It takes people and resources to create quality journalism.
Patch wanted quality journalism with neither.
So it got what it paid for.
As a result, AOL is pulling the plug on Patch, the company’s grand experiment creating a network of local news hubs. It’s hard to believe that at one time Patch had about 900 sites and more than 1,400 employees. But they may have been the root of the problem.
Having so little people trying to create ALL the content and buy ALL the advertising for such a large enterprise proved to be next to impossible.
And as a result, the experiment is over. AOL announced this week that AOL will be dumping Patch and hopes to find a
sucker buyer for the flagging network.
The root of Patch’s problem has always been quality. The sites were run by notoriously under-compensated and overworked editors, who were often responsible for multiple sites. This was not recipe for success when going up against locally entrenched news operations – while admittedly suffering from their own cutbacks – but still better staffed, better funded and with an institutional knowledge of their respective communities.
The latter point – institutional knowledge – should not be minimized.
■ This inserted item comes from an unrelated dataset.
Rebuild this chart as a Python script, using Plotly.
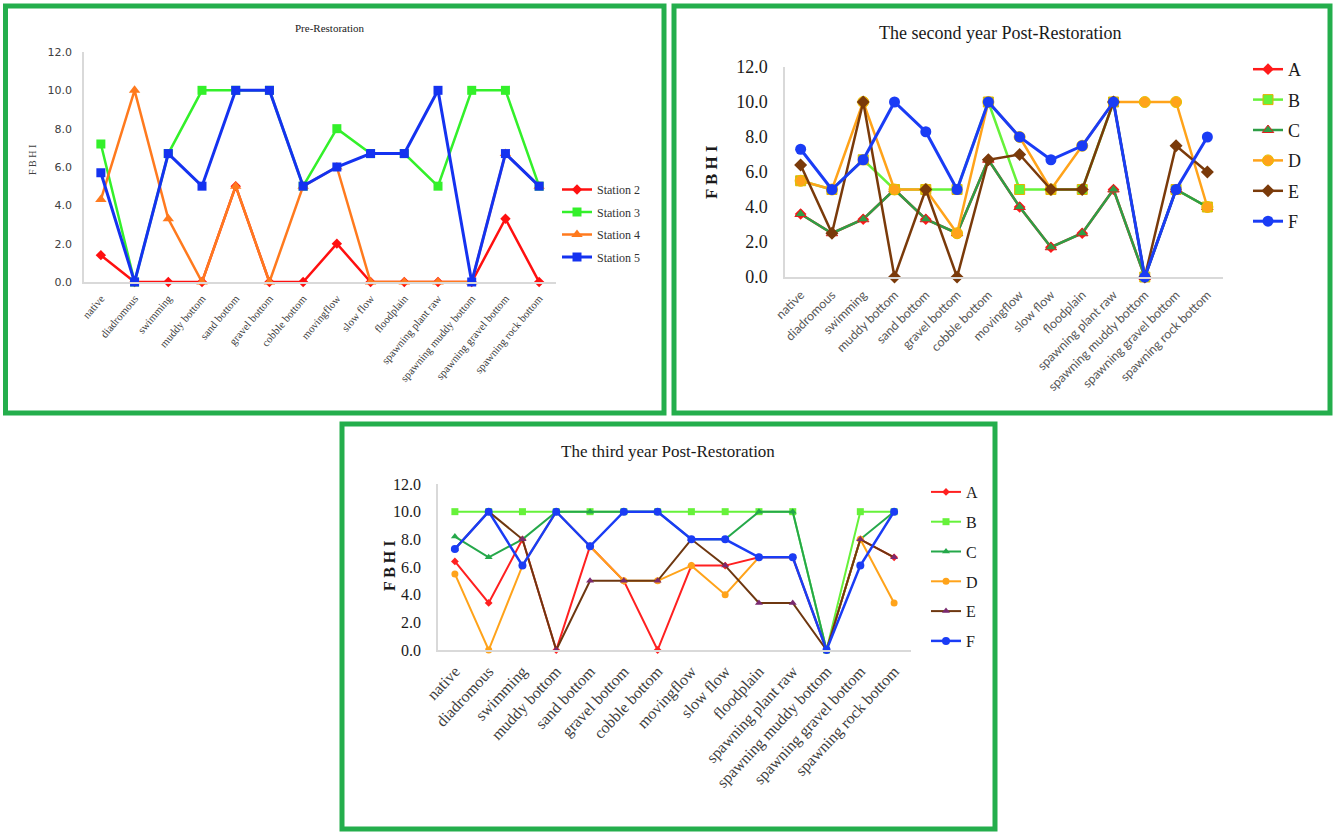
import plotly.graph_objects as go

W, H = 1334, 832

categories = ["native", "diadromous", "swimming", "muddy bottom", "sand bottom",
              "gravel bottom", "cobble bottom", "movingflow", "slow flow", "floodplain",
              "spawning plant raw", "spawning muddy bottom", "spawning gravel bottom",
              "spawning rock bottom"]
y_ticks = [0, 2, 4, 6, 8, 10, 12]

# Pre-Restoration
station2 = [1.4, 0, 0, 0, 5.0, 0, 0, 2.0, 0, 0, 0, 0, 3.3, 0]
station3 = [7.2, 0, 6.7, 10, 10, 10, 5.0, 8.0, 6.7, 6.7, 5.0, 10, 10, 5.0]
station4 = [4.3, 10, 3.3, 0, 5.0, 0, 5.0, 6.0, 0, 0, 0, 0, 6.7, 5.0]
station5 = [5.7, 0, 6.7, 5.0, 10, 10, 5.0, 6.0, 6.7, 6.7, 10, 0, 6.7, 5.0]

# The second year Post-Restoration
a2 = [3.6, 2.5, 3.3, 5.0, 3.3, 2.5, 6.7, 4.0, 1.7, 2.5, 5.0, 0, 5.0, 4.0]
b2 = [5.5, 5.0, 6.7, 5.0, 5.0, 5.0, 10, 5.0, 5.0, 5.0, 10, 0, 5.0, 4.0]
c2 = [3.6, 2.5, 3.3, 5.0, 3.3, 2.5, 6.7, 4.0, 1.7, 2.5, 5.0, 0, 5.0, 4.0]
d2 = [5.5, 5.0, 10, 5.0, 5.0, 2.5, 10, 8.0, 5.0, 7.5, 10, 10, 10, 4.0]
e2 = [6.4, 2.5, 10, 0, 5.0, 0, 6.7, 7.0, 5.0, 5.0, 10, 0, 7.5, 6.0]
f2 = [7.3, 5.0, 6.7, 10, 8.3, 5.0, 10, 8.0, 6.7, 7.5, 10, 0, 5.0, 8.0]

# The third year Post-Restoration
a3 = [6.4, 3.4, 8.0, 0, 7.5, 5.0, 0, 6.1, 6.1, 6.7, 6.7, 0, 8.0, 6.7]
b3 = [10, 10, 10, 10, 10, 10, 10, 10, 10, 10, 10, 0, 10, 10]
c3 = [8.2, 6.7, 8.0, 10, 10, 10, 10, 8.0, 8.0, 10, 10, 0, 8.0, 10]
d3 = [5.5, 0, 6.1, 10, 7.5, 5.0, 5.0, 6.1, 4.0, 6.7, 6.7, 0, 8.0, 3.4]
e3 = [7.3, 10, 8.0, 0, 5.0, 5.0, 5.0, 8.0, 6.1, 3.4, 3.4, 0, 8.0, 6.7]
f3 = [7.3, 10, 6.1, 10, 7.5, 10, 10, 8.0, 8.0, 6.7, 6.7, 0, 6.1, 10]

fig = go.Figure()


def add(name, vals, xa, ya, leg, color, symbol, size, lw, mcolor=None, mline=None, mlw=0):
    fig.add_trace(go.Scatter(
        x=categories, y=vals, name=name, mode="lines+markers",
        xaxis=xa, yaxis=ya, legend=leg, legendgroup=leg + name,
        line=dict(color=color, width=lw),
        marker=dict(symbol=symbol, size=size, color=mcolor or color,
                    line=dict(color=mline or (mcolor or color), width=mlw)),
        cliponaxis=False))


# panel 1
add("Station 2", station2, "x", "y", "legend", "#FF1010", "diamond", 8, 2.5)
add("Station 3", station3, "x", "y", "legend", "#33F02A", "square", 9, 2.5)
add("Station 4", station4, "x", "y", "legend", "#FF7A1E", "triangle-up", 10, 2.5)
add("Station 5", station5, "x", "y", "legend", "#1432F0", "square", 9, 3)

# panel 2
add("A", a2, "x2", "y2", "legend2", "#FF1A1A", "diamond", 9, 2.5)
add("B", b2, "x2", "y2", "legend2", "#66F23A", "square", 10, 2.5, mline="#E8B000", mlw=1)
add("C", c2, "x2", "y2", "legend2", "#2E9E46", "triangle-up", 10, 2.5, mline="#E02020", mlw=1)
add("D", d2, "x2", "y2", "legend2", "#FFA31A", "circle", 11, 2.5, mline="#E8C000", mlw=1)
add("E", e2, "x2", "y2", "legend2", "#7A3A0A", "diamond", 10, 2.5)
add("F", f2, "x2", "y2", "legend2", "#1A3CF5", "circle", 11, 3)

# panel 3
add("A", a3, "x3", "y3", "legend3", "#FF2020", "diamond", 6, 2)
add("B", b3, "x3", "y3", "legend3", "#66F23A", "square", 7, 2)
add("C", c3, "x3", "y3", "legend3", "#25A84A", "triangle-up", 7, 2)
add("D", d3, "x3", "y3", "legend3", "#FFA31A", "circle", 7, 2)
add("E", e3, "x3", "y3", "legend3", "#6E3710", "triangle-up", 7, 2, mcolor="#7A2A70")
add("F", f3, "x3", "y3", "legend3", "#1A3CF5", "circle", 8, 2.5)


def xd(a, b):
    return [a / W, b / W]


def yd(top, bottom):
    return [1 - bottom / H, 1 - top / H]


axis_common = dict(showline=True, linecolor="#D9D9D9", linewidth=1.5, showgrid=False,
                   zeroline=False, ticks="", automargin=False)

fig.update_layout(
    width=W, height=H, margin=dict(l=0, r=0, t=0, b=0, pad=0, autoexpand=False),
    paper_bgcolor="white", plot_bgcolor="white",
    xaxis=dict(domain=xd(84, 556), anchor="y", type="category", range=[-0.5, 13.5],
               tickangle=-50, ticklabelstandoff=4,
               tickfont=dict(family="Liberation Serif", size=11, color="#404040"), **axis_common),
    yaxis=dict(domain=yd(52, 282), anchor="x", range=[0, 12], tickvals=y_ticks, tickformat=".1f",
               ticklabelstandoff=8,
               tickfont=dict(family="DejaVu Sans", size=11, color="#404040"), **axis_common),
    xaxis2=dict(domain=xd(785, 1223), anchor="y2", type="category", range=[-0.5, 13.5],
                tickangle=-45, ticklabelstandoff=4,
                tickfont=dict(family="Lato", size=12.5, color="#595959"), **axis_common),
    yaxis2=dict(domain=yd(67, 277), anchor="x2", range=[0, 12], tickvals=y_ticks, tickformat=".1f",
                ticklabelstandoff=12,
                tickfont=dict(family="Liberation Serif", size=18, color="#1a1a1a"), **axis_common),
    xaxis3=dict(domain=xd(438, 911), anchor="y3", type="category", range=[-0.5, 13.5],
                tickangle=-47, ticklabelstandoff=4,
                tickfont=dict(family="Liberation Serif", size=16, color="#404040"), **axis_common),
    yaxis3=dict(domain=yd(484, 650), anchor="x3", range=[0, 12], tickvals=y_ticks, tickformat=".1f",
                ticklabelstandoff=12,
                tickfont=dict(family="Liberation Serif", size=16, color="#1a1a1a"), **axis_common),
    legend=dict(x=557 / W, y=1 - 175 / H, xanchor="left", yanchor="top", bgcolor="rgba(0,0,0,0)",
                font=dict(family="Liberation Serif", size=12, color="#333333"), tracegroupgap=3.5),
    legend2=dict(x=1248 / W, y=1 - 51 / H, xanchor="left", yanchor="top", bgcolor="rgba(0,0,0,0)",
                 font=dict(family="Liberation Serif", size=18, color="#1a1a1a"), tracegroupgap=4),
    legend3=dict(x=926 / W, y=1 - 475 / H, xanchor="left", yanchor="top", bgcolor="rgba(0,0,0,0)",
                 font=dict(family="Liberation Serif", size=16, color="#1a1a1a"), tracegroupgap=6),
    showlegend=True,
)

border = "#24AE4C"
shapes = []
for (x0, y0, x1, y1) in [(5.5, 6, 664, 413), (674, 6, 1330, 413), (342, 424, 995, 829)]:
    shapes.append(dict(type="rect", xref="paper", yref="paper",
                       x0=x0 / W, x1=x1 / W, y0=1 - y1 / H, y1=1 - y0 / H,
                       line=dict(color=border, width=5), fillcolor="rgba(0,0,0,0)"))
fig.update_layout(shapes=shapes)

ann = []


def text(x, y, s, size, bold=False, angle=0, family="Liberation Serif", color="#1a1a1a"):
    ann.append(dict(x=x / W, y=1 - y / H, xref="paper", yref="paper", text=f"<b>{s}</b>" if bold else s,
                    showarrow=False, textangle=angle, xanchor="center", yanchor="middle",
                    font=dict(family=family, size=size, color=color)))


text(330, 28, "Pre-Restoration", 11)
text(1000, 33, "The second year Post-Restoration", 18)
text(668, 452, "The third year Post-Restoration", 17)
text(32, 160, "F B H I", 10, angle=-90, color="#404040")
text(712, 172, "F B H I", 17, bold=True, angle=-90)
text(389, 566, "F B H I", 16, bold=True, angle=-90)
fig.update_layout(annotations=ann)

fig.write_html("out.html", config={"displayModeBar": False},
               post_script="document.body.style.margin='0';")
Having a long history of covering a community and being able to contextualize and frame ongoing news is very underrated.
My own local Patch is a perfect case study for what’s wrong with Patch’s model. The editor is only five years out of college. He was a freelance writer before taking over as editor of my local Patch, but unfortunately he also the editor of the patch for a neighboring town as well.
So my editor is responsible for filling two Patch websites – every single day.
When big news broke in my town several weeks ago, it was the established media outlets like the Boston Globe, Boston Herald and the TV news stations moving the needle. The Patch was doing mop up work and getting everything last. They weren’t even able to provide local angles.
Limited resources. Inexperienced staff. Overworked staff.
In the end that was the real Patch story.